RAW DATA:
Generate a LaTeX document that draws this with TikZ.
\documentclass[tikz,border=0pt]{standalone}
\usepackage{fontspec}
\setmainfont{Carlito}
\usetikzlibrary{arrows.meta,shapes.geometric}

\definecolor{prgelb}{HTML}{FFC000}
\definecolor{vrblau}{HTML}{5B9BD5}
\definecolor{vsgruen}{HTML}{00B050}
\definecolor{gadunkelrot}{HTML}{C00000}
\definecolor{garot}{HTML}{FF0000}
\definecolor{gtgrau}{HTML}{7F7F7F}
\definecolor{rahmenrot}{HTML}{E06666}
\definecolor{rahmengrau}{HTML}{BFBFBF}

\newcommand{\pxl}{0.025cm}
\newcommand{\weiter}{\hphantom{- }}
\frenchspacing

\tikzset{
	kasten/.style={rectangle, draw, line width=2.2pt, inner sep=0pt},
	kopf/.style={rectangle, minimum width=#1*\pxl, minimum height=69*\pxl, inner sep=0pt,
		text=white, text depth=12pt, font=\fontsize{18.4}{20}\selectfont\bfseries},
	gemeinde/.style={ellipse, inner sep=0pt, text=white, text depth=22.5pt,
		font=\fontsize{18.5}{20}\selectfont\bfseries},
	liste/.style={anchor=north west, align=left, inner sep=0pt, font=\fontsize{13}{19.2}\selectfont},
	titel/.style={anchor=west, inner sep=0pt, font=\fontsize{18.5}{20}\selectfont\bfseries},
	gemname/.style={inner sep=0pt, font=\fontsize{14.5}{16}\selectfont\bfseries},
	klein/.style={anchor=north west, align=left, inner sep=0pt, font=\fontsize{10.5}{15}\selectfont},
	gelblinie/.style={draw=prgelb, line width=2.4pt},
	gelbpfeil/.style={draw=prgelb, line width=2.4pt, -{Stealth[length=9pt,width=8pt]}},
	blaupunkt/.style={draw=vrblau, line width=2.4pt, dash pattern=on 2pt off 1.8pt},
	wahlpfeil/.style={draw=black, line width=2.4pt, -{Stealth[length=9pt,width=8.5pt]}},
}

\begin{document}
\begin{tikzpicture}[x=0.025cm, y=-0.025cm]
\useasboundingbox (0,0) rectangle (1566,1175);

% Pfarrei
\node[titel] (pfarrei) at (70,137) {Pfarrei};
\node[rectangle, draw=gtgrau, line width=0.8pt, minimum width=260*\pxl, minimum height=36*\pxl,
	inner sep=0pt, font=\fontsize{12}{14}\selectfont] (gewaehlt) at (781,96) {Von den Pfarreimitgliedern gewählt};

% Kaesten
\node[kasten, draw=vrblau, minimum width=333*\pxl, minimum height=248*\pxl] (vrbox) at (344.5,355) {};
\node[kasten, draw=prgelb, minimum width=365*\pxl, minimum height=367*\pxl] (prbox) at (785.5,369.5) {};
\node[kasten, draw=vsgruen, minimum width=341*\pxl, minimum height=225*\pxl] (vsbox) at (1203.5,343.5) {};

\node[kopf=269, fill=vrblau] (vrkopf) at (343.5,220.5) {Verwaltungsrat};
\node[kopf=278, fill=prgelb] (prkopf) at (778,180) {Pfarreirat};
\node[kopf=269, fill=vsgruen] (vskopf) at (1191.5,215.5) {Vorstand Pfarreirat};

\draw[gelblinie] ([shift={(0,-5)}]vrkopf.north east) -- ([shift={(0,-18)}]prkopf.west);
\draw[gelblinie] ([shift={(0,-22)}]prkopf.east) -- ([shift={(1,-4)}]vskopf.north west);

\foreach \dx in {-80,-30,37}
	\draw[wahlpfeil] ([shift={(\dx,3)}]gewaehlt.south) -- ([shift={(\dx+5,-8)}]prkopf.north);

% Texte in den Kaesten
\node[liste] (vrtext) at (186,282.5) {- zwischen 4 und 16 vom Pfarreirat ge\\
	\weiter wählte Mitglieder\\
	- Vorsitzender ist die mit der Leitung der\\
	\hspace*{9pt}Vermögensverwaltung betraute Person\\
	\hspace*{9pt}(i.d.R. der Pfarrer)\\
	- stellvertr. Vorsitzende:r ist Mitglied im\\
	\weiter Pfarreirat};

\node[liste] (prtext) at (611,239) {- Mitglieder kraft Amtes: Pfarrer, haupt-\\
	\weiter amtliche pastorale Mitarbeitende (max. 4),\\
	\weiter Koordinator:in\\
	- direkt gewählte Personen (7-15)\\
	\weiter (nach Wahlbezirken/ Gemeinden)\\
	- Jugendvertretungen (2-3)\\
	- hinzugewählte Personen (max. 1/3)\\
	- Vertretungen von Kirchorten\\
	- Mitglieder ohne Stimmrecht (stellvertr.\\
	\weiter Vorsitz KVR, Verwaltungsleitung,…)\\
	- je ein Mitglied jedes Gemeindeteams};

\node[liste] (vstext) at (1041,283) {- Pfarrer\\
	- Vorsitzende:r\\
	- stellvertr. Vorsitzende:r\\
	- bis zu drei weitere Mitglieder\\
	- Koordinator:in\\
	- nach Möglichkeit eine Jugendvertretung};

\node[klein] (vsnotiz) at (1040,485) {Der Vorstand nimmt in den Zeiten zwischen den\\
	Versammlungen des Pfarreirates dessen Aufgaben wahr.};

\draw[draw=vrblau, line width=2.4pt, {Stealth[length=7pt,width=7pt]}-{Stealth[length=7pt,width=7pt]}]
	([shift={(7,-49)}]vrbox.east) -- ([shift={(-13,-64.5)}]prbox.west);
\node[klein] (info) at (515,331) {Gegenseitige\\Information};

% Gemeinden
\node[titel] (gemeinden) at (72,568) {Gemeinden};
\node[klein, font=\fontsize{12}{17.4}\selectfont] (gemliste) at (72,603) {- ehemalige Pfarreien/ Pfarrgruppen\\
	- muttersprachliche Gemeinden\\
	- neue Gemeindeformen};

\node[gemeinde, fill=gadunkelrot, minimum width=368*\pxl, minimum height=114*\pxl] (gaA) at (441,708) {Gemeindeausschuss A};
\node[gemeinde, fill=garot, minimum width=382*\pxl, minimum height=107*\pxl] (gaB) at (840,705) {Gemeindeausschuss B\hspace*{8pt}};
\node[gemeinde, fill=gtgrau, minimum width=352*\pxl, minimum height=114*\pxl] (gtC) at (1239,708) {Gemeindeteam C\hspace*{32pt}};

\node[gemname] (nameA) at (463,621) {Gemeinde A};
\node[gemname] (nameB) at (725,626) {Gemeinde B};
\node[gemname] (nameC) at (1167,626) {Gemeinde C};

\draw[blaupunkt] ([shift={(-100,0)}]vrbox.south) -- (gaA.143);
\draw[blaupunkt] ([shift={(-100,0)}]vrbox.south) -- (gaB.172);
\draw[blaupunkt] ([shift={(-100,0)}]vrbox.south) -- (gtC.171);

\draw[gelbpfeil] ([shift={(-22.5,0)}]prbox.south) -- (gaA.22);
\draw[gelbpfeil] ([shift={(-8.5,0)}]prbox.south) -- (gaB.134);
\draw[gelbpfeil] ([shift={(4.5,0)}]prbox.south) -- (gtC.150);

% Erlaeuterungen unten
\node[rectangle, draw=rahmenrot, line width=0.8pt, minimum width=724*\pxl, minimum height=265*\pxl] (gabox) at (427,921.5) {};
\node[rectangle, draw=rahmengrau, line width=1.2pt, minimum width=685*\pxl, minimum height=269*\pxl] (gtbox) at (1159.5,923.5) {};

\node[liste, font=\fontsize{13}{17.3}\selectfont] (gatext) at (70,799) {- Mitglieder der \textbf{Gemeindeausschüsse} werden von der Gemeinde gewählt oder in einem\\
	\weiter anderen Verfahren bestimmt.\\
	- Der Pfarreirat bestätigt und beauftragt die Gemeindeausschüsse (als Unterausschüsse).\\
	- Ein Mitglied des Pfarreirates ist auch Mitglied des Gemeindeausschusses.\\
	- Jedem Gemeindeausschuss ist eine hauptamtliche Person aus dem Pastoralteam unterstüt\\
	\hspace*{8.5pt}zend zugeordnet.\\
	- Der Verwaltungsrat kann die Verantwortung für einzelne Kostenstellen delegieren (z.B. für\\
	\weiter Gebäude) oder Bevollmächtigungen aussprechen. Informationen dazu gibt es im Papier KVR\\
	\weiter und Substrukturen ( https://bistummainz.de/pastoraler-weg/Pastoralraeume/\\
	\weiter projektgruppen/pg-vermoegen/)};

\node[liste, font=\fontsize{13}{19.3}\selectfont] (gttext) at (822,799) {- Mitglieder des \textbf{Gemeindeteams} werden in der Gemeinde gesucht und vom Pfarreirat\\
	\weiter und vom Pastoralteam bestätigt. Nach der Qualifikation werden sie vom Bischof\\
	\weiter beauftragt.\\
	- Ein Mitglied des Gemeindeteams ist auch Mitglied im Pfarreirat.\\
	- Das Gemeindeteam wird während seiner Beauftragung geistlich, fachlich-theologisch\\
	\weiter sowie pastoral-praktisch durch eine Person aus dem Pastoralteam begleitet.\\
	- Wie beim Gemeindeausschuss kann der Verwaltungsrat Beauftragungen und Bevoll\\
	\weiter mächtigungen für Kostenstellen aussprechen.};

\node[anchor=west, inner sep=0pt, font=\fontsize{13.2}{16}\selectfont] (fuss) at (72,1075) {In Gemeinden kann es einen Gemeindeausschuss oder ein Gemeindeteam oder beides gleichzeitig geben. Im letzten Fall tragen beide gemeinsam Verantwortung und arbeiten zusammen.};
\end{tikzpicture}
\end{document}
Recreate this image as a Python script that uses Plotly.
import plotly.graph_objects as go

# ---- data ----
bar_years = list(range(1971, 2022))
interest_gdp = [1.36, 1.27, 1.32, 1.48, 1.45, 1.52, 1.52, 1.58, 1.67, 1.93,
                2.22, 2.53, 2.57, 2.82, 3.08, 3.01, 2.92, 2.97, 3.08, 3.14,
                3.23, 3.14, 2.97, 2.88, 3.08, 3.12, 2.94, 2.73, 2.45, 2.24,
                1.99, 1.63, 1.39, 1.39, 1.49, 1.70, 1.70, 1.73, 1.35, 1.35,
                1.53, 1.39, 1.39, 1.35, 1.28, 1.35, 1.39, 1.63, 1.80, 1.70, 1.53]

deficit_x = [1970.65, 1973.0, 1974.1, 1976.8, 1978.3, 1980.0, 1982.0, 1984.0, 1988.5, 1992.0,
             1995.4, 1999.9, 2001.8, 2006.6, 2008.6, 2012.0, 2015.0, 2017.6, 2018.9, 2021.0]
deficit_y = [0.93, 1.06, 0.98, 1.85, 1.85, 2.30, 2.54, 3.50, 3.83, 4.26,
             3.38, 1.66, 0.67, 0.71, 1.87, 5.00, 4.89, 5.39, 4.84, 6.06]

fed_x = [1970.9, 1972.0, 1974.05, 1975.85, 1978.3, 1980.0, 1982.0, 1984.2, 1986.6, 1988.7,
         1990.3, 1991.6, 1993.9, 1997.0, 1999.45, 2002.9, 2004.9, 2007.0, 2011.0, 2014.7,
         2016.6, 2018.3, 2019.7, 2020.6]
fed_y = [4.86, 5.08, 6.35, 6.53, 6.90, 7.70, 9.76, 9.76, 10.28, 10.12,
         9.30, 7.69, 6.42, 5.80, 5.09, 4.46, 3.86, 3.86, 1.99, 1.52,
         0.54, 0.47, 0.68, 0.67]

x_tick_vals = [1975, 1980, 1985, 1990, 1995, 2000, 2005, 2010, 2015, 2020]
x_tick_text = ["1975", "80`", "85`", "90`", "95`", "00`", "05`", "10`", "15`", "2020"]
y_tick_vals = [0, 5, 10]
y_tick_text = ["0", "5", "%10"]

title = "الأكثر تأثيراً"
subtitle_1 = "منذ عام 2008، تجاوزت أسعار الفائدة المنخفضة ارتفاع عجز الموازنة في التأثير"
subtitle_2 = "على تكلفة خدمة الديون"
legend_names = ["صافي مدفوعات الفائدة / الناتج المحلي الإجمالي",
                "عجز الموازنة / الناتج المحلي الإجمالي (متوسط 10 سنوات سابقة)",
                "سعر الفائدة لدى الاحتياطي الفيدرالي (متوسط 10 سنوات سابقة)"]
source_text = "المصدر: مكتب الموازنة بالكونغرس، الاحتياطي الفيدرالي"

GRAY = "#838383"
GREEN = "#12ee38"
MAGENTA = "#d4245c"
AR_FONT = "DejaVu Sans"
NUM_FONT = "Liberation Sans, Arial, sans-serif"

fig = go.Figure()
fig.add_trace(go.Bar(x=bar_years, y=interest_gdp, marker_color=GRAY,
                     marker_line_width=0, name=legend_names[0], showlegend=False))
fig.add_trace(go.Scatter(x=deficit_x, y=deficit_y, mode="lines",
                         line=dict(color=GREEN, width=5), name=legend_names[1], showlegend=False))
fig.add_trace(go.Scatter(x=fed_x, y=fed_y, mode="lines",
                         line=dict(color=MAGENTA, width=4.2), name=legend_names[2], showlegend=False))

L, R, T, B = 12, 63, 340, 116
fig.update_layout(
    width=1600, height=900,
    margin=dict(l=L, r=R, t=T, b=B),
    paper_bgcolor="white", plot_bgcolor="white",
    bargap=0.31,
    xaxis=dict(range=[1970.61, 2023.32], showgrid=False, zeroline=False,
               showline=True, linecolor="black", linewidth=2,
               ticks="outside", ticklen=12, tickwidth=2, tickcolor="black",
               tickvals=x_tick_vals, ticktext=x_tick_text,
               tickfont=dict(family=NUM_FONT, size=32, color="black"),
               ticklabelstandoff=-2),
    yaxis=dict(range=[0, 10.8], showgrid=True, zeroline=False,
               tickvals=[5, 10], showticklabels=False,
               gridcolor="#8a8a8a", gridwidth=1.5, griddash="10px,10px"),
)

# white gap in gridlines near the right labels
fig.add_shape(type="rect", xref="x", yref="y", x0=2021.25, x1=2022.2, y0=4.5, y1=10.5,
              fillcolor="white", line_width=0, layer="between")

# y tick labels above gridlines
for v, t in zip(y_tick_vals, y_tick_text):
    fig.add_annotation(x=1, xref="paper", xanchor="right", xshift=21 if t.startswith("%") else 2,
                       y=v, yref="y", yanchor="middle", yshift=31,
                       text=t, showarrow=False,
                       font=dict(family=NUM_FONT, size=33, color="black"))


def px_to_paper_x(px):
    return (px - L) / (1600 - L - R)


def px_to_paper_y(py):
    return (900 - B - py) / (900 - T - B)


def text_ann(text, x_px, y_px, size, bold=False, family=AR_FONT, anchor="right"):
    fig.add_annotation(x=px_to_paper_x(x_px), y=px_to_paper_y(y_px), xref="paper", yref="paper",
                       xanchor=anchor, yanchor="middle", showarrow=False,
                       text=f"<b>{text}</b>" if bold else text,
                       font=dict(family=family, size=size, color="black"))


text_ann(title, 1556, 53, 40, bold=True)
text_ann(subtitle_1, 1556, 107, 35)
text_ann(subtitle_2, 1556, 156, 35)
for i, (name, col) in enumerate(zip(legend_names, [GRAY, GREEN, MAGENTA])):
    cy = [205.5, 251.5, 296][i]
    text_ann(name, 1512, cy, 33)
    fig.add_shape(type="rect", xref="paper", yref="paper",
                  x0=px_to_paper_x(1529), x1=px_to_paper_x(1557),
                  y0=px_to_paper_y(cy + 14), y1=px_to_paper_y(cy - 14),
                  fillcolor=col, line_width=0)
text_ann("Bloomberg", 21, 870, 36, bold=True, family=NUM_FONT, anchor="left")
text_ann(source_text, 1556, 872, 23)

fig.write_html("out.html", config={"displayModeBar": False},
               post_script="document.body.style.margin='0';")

EXERCISE REQUIREMENTS:
Exactly those lines that run from the line with "Recreate this image" through the line with "import plotly.graph_objects as go" are to be reproduced; both end lines belong to the range.

RESPONSE BELOW:
Recreate this image as a Python script that uses Plotly.
import plotly.graph_objects as go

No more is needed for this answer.